Some people are confused by a console that doesn't strive for as many triangles as possible when it comes to graphics. But graphics don't make a game. In fact they have distracted the big developers for years now. The arms race for graphics started slowing around crysis and has pretty much stagnated since then. We don't need better graphics we need better games, and independent developers have been quietly honing their craft, just waiting for this moment.
The final nail is free to play. This word has become dirty recently. Some developers have abused it. They've created games where you can essentially pay to cheat, or you just can't ever win without paying, or the game is tedious and unfun without paying. But there have been big wins as well. Plenty of games have succeeded with demo versions, paid expansions, and paid silly extensions. But above and beyond the developers, making Ouya a free system will give the Ouya creators immunity in the lawsuit sector. The reason everyone else has had to play nice with big media is because they want their fingers in all the pots. But if Ouya can manage to stick to hardware, they're completely immune as a company. Let other companies worry about how they handle legality, we only charged for the hardware.
I don't think I can fully articulate how important this will be to the industry. The movie industry has stagnated so long now because they have put a hold on anyone who tried to horn in on the "cable" movie industry. They have tried to say that tv and internet are separate areas, and so that's why hulu has movies and tv shows that are "only available online". The Ouya has the potential to blow that out of the water by being completely user funded, by being completely open source, and by not charging admission. Everything is free, and it will free your tv from the shackles of the movie industry.

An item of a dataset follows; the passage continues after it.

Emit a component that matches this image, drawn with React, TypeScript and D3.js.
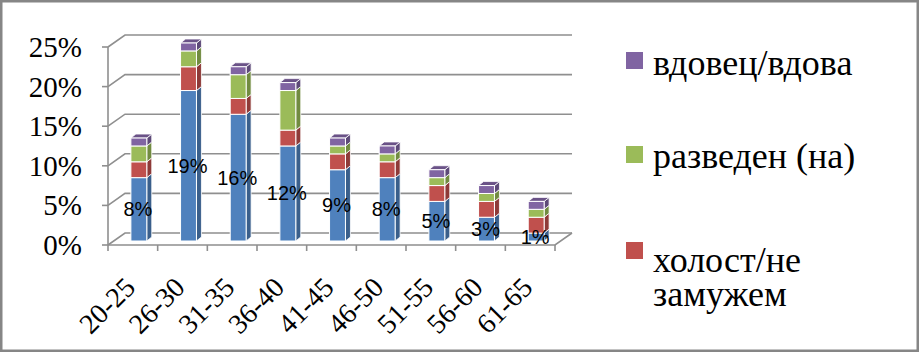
import React from 'react';
import * as d3 from 'd3';

const categories = ['20-25', '26-30', '31-35', '36-40', '41-45', '46-50', '51-55', '56-60', '61-65'];
// shares in %
const married = [8, 19, 16, 12, 9, 8, 5, 3, 1];
const single = [2, 3, 2, 2, 2, 2, 2, 2, 2];
const divorced = [2, 2, 3, 5, 1, 1, 1, 1, 1];
const widowed = [1, 1, 1, 1, 1, 1, 1, 1, 1];
const yTicks = [0, 5, 10, 15, 20, 25];
const seriesKeys = ['married', 'single', 'divorced', 'widowed'];
const legendItems = [
    { key: 'widowed', lines: ['вдовец/вдова'] },
    { key: 'divorced', lines: ['разведен (на)'] },
    { key: 'single', lines: ['холост/не', 'замужем'] },
];

const frontColors = { married: '#4F81BD', single: '#C0504D', divorced: '#9BBB59', widowed: '#8064A2' };
const sideColors = { married: '#3A5F8B', single: '#8E3A38', divorced: '#718B40', widowed: '#5D4978' };
const topColors = { married: '#6A93C8', single: '#B24A47', divorced: '#86A34B', widowed: '#6A5287' };

const W = 919;
const H = 352;

const left = 108, right = 555, base = 245;
const wall = { dx: 17, dy: -12 };
const barFront = { dx: 6, dy: -4 };
const barDepth = { dx: 5, dy: -4 };
const gridColor = '#8f8f8f';

const css = `
.serif-txt { font-family: 'Liberation Serif'; }
.sans-txt { font-family: 'Liberation Sans'; }
`;

const App = () => {
    const xScale = d3.scaleBand()
        .domain(categories)
        .range([left, right])
        .paddingInner(0.68)
        .paddingOuter(0.34);
    const step = xScale.step();
    const bw = xScale.bandwidth();

    const yScale = d3.scaleLinear().domain([0, 25]).range([base, 47]);

    const table = categories.map((c, i) => ({
        cat: c,
        married: married[i],
        single: single[i],
        divorced: divorced[i],
        widowed: widowed[i],
    }));
    const stacked = d3.stack().keys(seriesKeys)(table);

    const legendSquareY = [52, 146, 242];
    const legendBaseY = [75, 168, 272];

    return (
        <svg width={W} height={H} style={{ position: 'absolute', left: 0, top: 0 }}>
            <style>{css}</style>
            {/* outer frame */}
            <rect x={1.25} y={1.25} width={W - 2.5} height={H - 2.5}
                fill="white" stroke="#868686" strokeWidth={2.5} />

            {/* walls */}
            <g className="grid" fill="none" stroke={gridColor} strokeWidth={1.6}>
                {yTicks.map(t => {
                    const y = yScale(t);
                    return (
                        <path key={t}
                            d={`M${left},${y} L${left + wall.dx},${y + wall.dy} L${right + wall.dx},${y + wall.dy}`} />
                    );
                })}
                <path d={`M${left},${base} L${right},${base} L${right + wall.dx},${base + wall.dy}`} />
                <line x1={left} x2={left} y1={yScale(25)} y2={base} />
                {yTicks.map(t => (
                    <line key={'t' + t} x1={left - 6} x2={left} y1={yScale(t)} y2={yScale(t)} />
                ))}
                {d3.range(categories.length + 1).map(i => (
                    <line key={'x' + i} x1={left + i * step} x2={left + i * step} y1={base} y2={base + 6} />
                ))}
            </g>

            {/* y labels */}
            {yTicks.map(t => (
                <text key={'yl' + t} className="serif-txt" x={82} y={yScale(t) + 10} textAnchor="end" fontSize={29}>
                    {t + '%'}
                </text>
            ))}

            {/* x labels */}
            {categories.map(c => {
                const cx = xScale(c) + bw / 2;
                return (
                    <text key={'xl' + c} className="serif-txt" transform={`translate(${cx + 4},${base + 44}) rotate(-45)`}
                        textAnchor="end" fontSize={28}>
                        {c}
                    </text>
                );
            })}

            {/* bars */}
            <g className="bars">
                {stacked.map((layer, li) => layer.map((d, i) => {
                    const key = layer.key;
                    if (d[1] - d[0] <= 0) return null;
                    const x0 = xScale(categories[i]) + barFront.dx;
                    const x1 = x0 + bw;
                    const yTop = yScale(d[1]) + barFront.dy;
                    const yBot = yScale(d[0]) + barFront.dy;
                    return (
                        <g key={key + i}>
                            <path
                                d={`M${x1},${yTop} L${x1 + barDepth.dx},${yTop + barDepth.dy} L${x1 + barDepth.dx},${yBot + barDepth.dy} L${x1},${yBot} Z`}
                                fill={sideColors[key]} stroke="white" strokeWidth={0.8} />
                            {li === stacked.length - 1 && (
                                <path
                                    d={`M${x0},${yTop} L${x0 + barDepth.dx},${yTop + barDepth.dy} L${x1 + barDepth.dx},${yTop + barDepth.dy} L${x1},${yTop} Z`}
                                    fill={topColors[key]} stroke="white" strokeWidth={0.8} />
                            )}
                            <rect x={x0} y={yTop} width={bw} height={yBot - yTop}
                                fill={frontColors[key]} stroke="white" strokeWidth={1} />
                        </g>
                    );
                }))}
            </g>

            {/* data labels on the blue series */}
            {stacked[0].map((d, i) => (
                <text key={'dl' + i} className="sans-txt"
                    x={xScale(categories[i]) + barFront.dx + bw / 2 - 1}
                    y={(yScale(d[0]) + yScale(d[1])) / 2 + barFront.dy + 7}
                    textAnchor="middle" fontSize={20}>
                    {married[i] + '%'}
                </text>
            ))}

            {/* legend */}
            <g className="legend">
                {legendItems.map((item, i) => (
                    <g key={item.key}>
                        <rect x={626} y={legendSquareY[i]} width={17} height={17} fill={frontColors[item.key]} />
                        {item.lines.map((ln, j) => (
                            <text key={ln} className="serif-txt" x={653} y={legendBaseY[i] + j * 34} fontSize={36}>
                                {ln}
                            </text>
                        ))}
                    </g>
                ))}
            </g>
        </svg>
    );
};

export default App;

This has the potential to be the ultimate device. Hardware without shackles. And the game industry will flock to it, but so will other developers. I've seen a lot of naysayers asking where all these independent developers are. "Where are they hiding?" They are shackled to the big media companies, and this system will free them from those shackles.
The Ouya should have branded itself as the Independence, because that's what it will mean to developers. Three guys in a basement can now make something for a console. It's going to be amazing.